STATED PROBLEM: Leave out the pictures and transcribe everything else exactly.

————————

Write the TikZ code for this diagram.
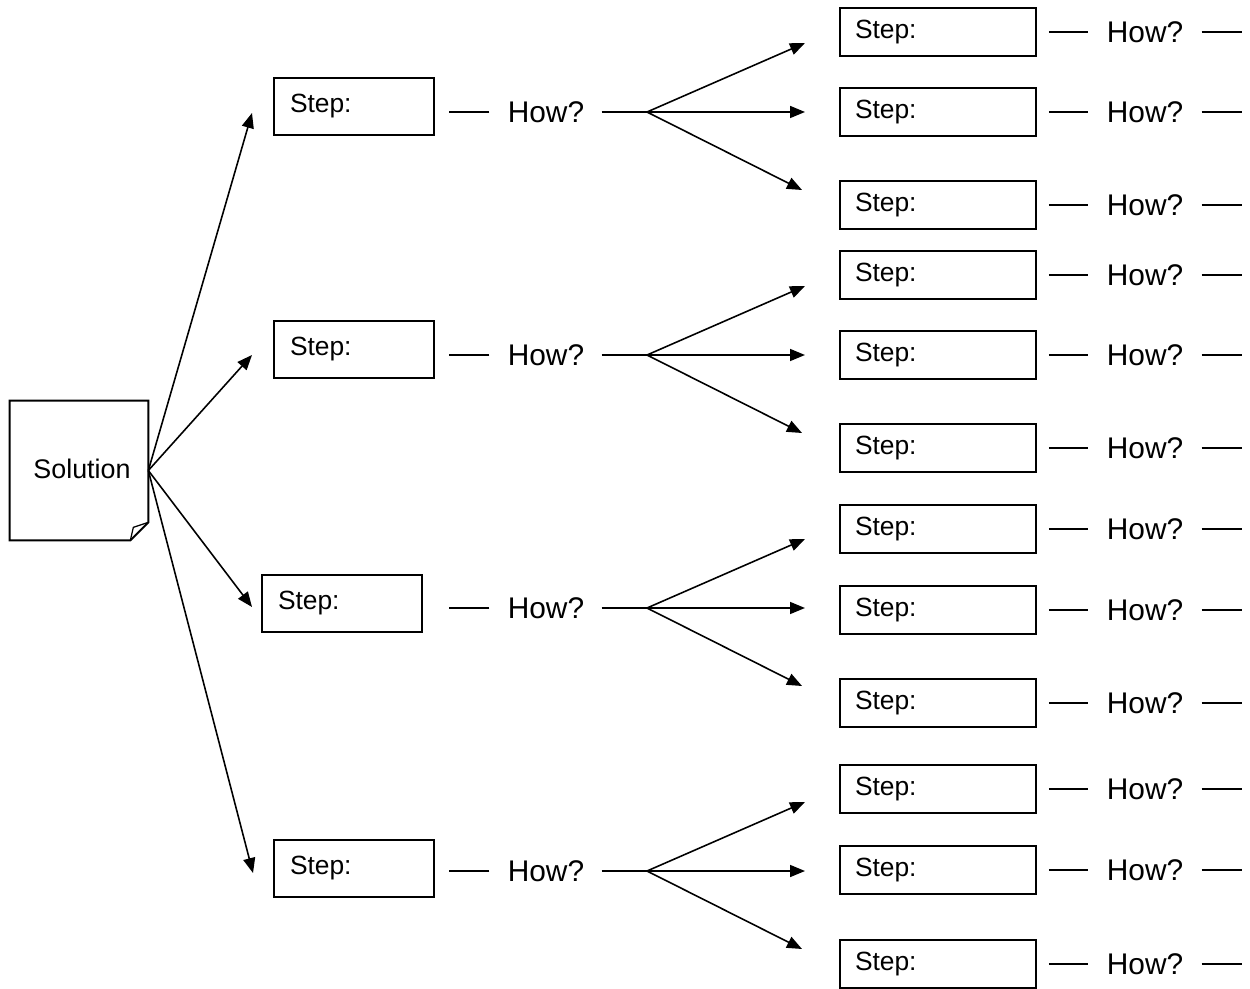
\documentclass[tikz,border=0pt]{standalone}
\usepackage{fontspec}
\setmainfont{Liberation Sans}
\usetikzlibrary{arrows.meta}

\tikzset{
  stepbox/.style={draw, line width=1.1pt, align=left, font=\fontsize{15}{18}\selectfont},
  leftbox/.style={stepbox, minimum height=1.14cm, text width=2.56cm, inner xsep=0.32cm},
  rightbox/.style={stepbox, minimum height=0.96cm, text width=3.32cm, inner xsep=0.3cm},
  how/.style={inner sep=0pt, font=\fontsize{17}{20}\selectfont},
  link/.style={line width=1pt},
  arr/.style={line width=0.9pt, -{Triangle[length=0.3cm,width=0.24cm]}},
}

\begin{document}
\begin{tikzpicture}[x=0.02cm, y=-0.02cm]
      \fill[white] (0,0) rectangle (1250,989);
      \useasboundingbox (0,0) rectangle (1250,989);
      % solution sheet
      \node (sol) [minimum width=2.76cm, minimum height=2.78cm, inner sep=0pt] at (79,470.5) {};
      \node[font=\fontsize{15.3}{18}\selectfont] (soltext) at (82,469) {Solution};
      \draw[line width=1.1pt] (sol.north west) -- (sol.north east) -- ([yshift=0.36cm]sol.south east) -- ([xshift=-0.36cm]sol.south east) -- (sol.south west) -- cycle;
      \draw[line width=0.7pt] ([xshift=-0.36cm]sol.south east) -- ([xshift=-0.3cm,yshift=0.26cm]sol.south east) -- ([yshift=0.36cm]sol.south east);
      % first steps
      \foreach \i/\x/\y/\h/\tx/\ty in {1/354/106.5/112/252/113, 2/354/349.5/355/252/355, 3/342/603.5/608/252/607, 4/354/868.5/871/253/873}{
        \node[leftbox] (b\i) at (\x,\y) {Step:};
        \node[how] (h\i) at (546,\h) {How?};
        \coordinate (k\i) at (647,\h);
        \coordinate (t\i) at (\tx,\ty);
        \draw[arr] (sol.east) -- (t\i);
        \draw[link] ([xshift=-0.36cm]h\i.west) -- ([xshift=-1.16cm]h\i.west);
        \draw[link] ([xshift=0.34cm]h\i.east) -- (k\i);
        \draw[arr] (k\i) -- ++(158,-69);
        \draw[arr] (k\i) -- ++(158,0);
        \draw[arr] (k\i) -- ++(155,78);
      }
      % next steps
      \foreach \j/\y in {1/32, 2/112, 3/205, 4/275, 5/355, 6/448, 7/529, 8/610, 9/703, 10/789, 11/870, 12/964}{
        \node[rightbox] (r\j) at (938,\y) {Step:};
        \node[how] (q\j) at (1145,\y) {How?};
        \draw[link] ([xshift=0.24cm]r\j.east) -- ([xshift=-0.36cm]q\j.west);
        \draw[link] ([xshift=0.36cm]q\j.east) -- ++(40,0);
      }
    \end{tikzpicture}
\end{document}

————————

WORKED ANSWER:
Write the TikZ code for this diagram.
\documentclass[tikz,border=0pt]{standalone}
\usepackage{fontspec}
\setmainfont{Liberation Sans}
\usetikzlibrary{arrows.meta}

\tikzset{
  stepbox/.style={draw, line width=1.1pt, align=left, font=\fontsize{15}{18}\selectfont},
  leftbox/.style={stepbox, minimum height=1.14cm, text width=2.56cm, inner xsep=0.32cm},
  rightbox/.style={stepbox, minimum height=0.96cm, text width=3.32cm, inner xsep=0.3cm},
  how/.style={inner sep=0pt, font=\fontsize{17}{20}\selectfont},
  link/.style={line width=1pt},
  arr/.style={line width=0.9pt, -{Triangle[length=0.3cm,width=0.24cm]}},
}

\begin{document}
\begin{tikzpicture}[x=0.02cm, y=-0.02cm]
      \fill[white] (0,0) rectangle (1250,989);
      \useasboundingbox (0,0) rectangle (1250,989);
      % solution sheet
      \node (sol) [minimum width=2.76cm, minimum height=2.78cm, inner sep=0pt] at (79,470.5) {};
      \node[font=\fontsize{15.3}{18}\selectfont] (soltext) at (82,469) {Solution};
      \draw[line width=1.1pt] (sol.north west) -- (sol.north east) -- ([yshift=0.36cm]sol.south east) -- ([xshift=-0.36cm]sol.south east) -- (sol.south west) -- cycle;
      \draw[line width=0.7pt] ([xshift=-0.36cm]sol.south east) -- ([xshift=-0.3cm,yshift=0.26cm]sol.south east) -- ([yshift=0.36cm]sol.south east);
      % first steps
      \foreach \i/\x/\y/\h/\tx/\ty in {1/354/106.5/112/252/113, 2/354/349.5/355/252/355, 3/342/603.5/608/252/607, 4/354/868.5/871/253/873}{
        \node[leftbox] (b\i) at (\x,\y) {Step:};
        \node[how] (h\i) at (546,\h) {How?};
        \coordinate (k\i) at (647,\h);
        \coordinate (t\i) at (\tx,\ty);
        \draw[arr] (sol.east) -- (t\i);
        \draw[link] ([xshift=-0.36cm]h\i.west) -- ([xshift=-1.16cm]h\i.west);
        \draw[link] ([xshift=0.34cm]h\i.east) -- (k\i);
        \draw[arr] (k\i) -- ++(158,-69);
        \draw[arr] (k\i) -- ++(158,0);
        \draw[arr] (k\i) -- ++(155,78);
      }
      % next steps
      \foreach \j/\y in {1/32, 2/112, 3/205, 4/275, 5/355, 6/448, 7/529, 8/610, 9/703, 10/789, 11/870, 12/964}{
        \node[rightbox] (r\j) at (938,\y) {Step:};
        \node[how] (q\j) at (1145,\y) {How?};
        \draw[link] ([xshift=0.24cm]r\j.east) -- ([xshift=-0.36cm]q\j.west);
        \draw[link] ([xshift=0.36cm]q\j.east) -- ++(40,0);
      }
    \end{tikzpicture}
\end{document}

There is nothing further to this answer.